## begin Raw records

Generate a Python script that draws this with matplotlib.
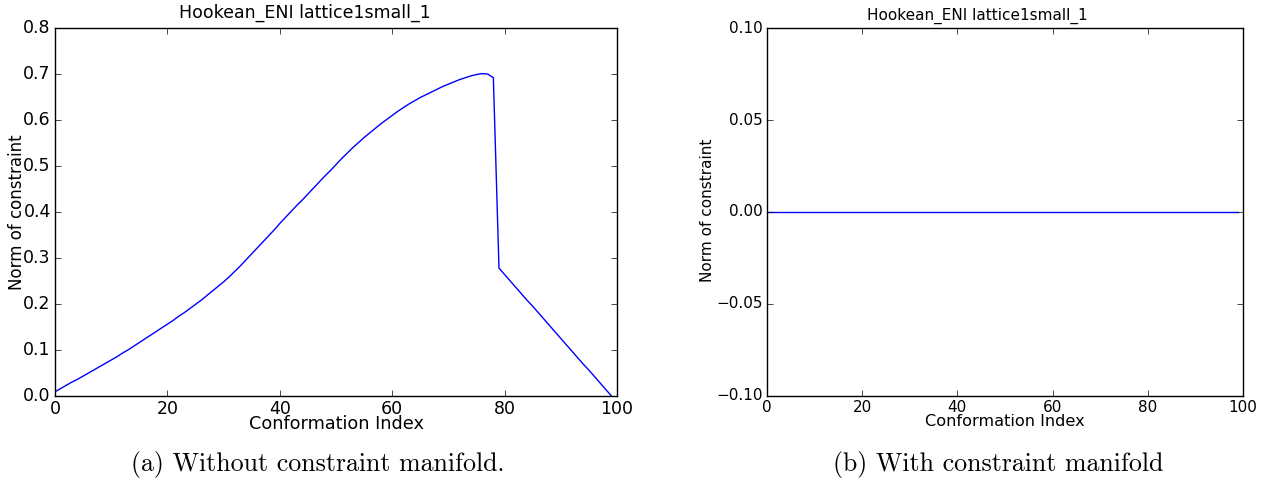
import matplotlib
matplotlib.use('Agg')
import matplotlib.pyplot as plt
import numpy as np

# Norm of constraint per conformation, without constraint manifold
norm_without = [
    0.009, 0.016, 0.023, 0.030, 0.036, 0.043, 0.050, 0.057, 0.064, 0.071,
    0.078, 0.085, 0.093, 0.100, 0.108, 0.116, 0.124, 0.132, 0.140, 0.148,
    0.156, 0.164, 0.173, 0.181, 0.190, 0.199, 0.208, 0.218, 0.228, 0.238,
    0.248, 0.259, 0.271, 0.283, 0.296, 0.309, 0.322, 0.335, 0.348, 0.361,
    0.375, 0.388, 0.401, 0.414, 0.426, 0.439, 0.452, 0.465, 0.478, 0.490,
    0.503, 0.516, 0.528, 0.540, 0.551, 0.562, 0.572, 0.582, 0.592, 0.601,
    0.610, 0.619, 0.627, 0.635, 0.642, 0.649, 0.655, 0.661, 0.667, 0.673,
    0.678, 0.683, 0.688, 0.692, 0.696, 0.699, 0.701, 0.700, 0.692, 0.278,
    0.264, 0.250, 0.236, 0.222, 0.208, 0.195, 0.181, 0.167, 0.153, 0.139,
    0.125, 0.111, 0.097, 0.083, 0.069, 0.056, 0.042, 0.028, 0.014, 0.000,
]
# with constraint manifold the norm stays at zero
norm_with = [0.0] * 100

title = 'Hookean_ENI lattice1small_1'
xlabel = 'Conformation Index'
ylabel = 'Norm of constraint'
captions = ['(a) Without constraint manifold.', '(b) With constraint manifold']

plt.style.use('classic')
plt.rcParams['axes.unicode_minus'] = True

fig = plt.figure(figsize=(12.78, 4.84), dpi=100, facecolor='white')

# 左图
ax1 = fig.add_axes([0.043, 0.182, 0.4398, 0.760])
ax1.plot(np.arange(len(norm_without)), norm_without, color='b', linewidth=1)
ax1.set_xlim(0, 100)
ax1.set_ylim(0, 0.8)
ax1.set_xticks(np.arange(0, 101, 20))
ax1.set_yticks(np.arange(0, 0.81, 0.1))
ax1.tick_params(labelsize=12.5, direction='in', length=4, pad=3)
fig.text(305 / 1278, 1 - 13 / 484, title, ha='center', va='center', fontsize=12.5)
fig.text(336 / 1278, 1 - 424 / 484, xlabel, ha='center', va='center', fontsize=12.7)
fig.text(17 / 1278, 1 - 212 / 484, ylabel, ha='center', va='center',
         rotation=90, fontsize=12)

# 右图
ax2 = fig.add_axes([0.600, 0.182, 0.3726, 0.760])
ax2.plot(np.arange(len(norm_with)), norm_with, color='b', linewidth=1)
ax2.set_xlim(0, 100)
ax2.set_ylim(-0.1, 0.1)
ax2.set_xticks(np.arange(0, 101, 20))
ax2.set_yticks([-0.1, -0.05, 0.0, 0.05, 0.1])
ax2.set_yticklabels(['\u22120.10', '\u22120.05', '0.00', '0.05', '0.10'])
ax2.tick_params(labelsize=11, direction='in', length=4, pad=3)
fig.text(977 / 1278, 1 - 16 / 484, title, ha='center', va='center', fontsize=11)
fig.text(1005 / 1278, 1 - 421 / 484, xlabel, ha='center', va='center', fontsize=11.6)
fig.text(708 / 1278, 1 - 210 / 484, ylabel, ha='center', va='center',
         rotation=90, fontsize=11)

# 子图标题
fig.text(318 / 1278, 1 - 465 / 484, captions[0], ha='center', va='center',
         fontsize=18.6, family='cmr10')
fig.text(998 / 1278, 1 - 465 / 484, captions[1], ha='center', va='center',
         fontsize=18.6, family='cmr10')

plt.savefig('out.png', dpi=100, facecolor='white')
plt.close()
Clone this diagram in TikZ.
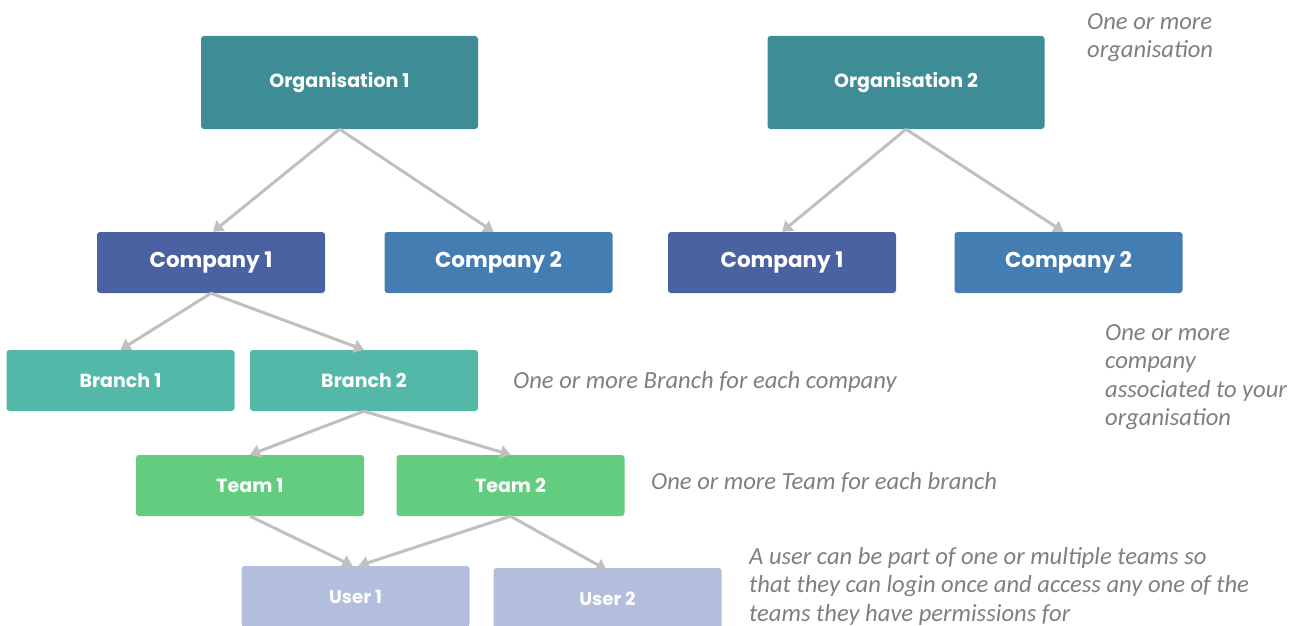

## end Raw records

Everything from the first line of the records through the line containing "import numpy as np" should be reproduced exactly, apart from the pictures.

Worked answer:
Generate a Python script that draws this with matplotlib.
import matplotlib
matplotlib.use('Agg')
import matplotlib.pyplot as plt
import numpy as np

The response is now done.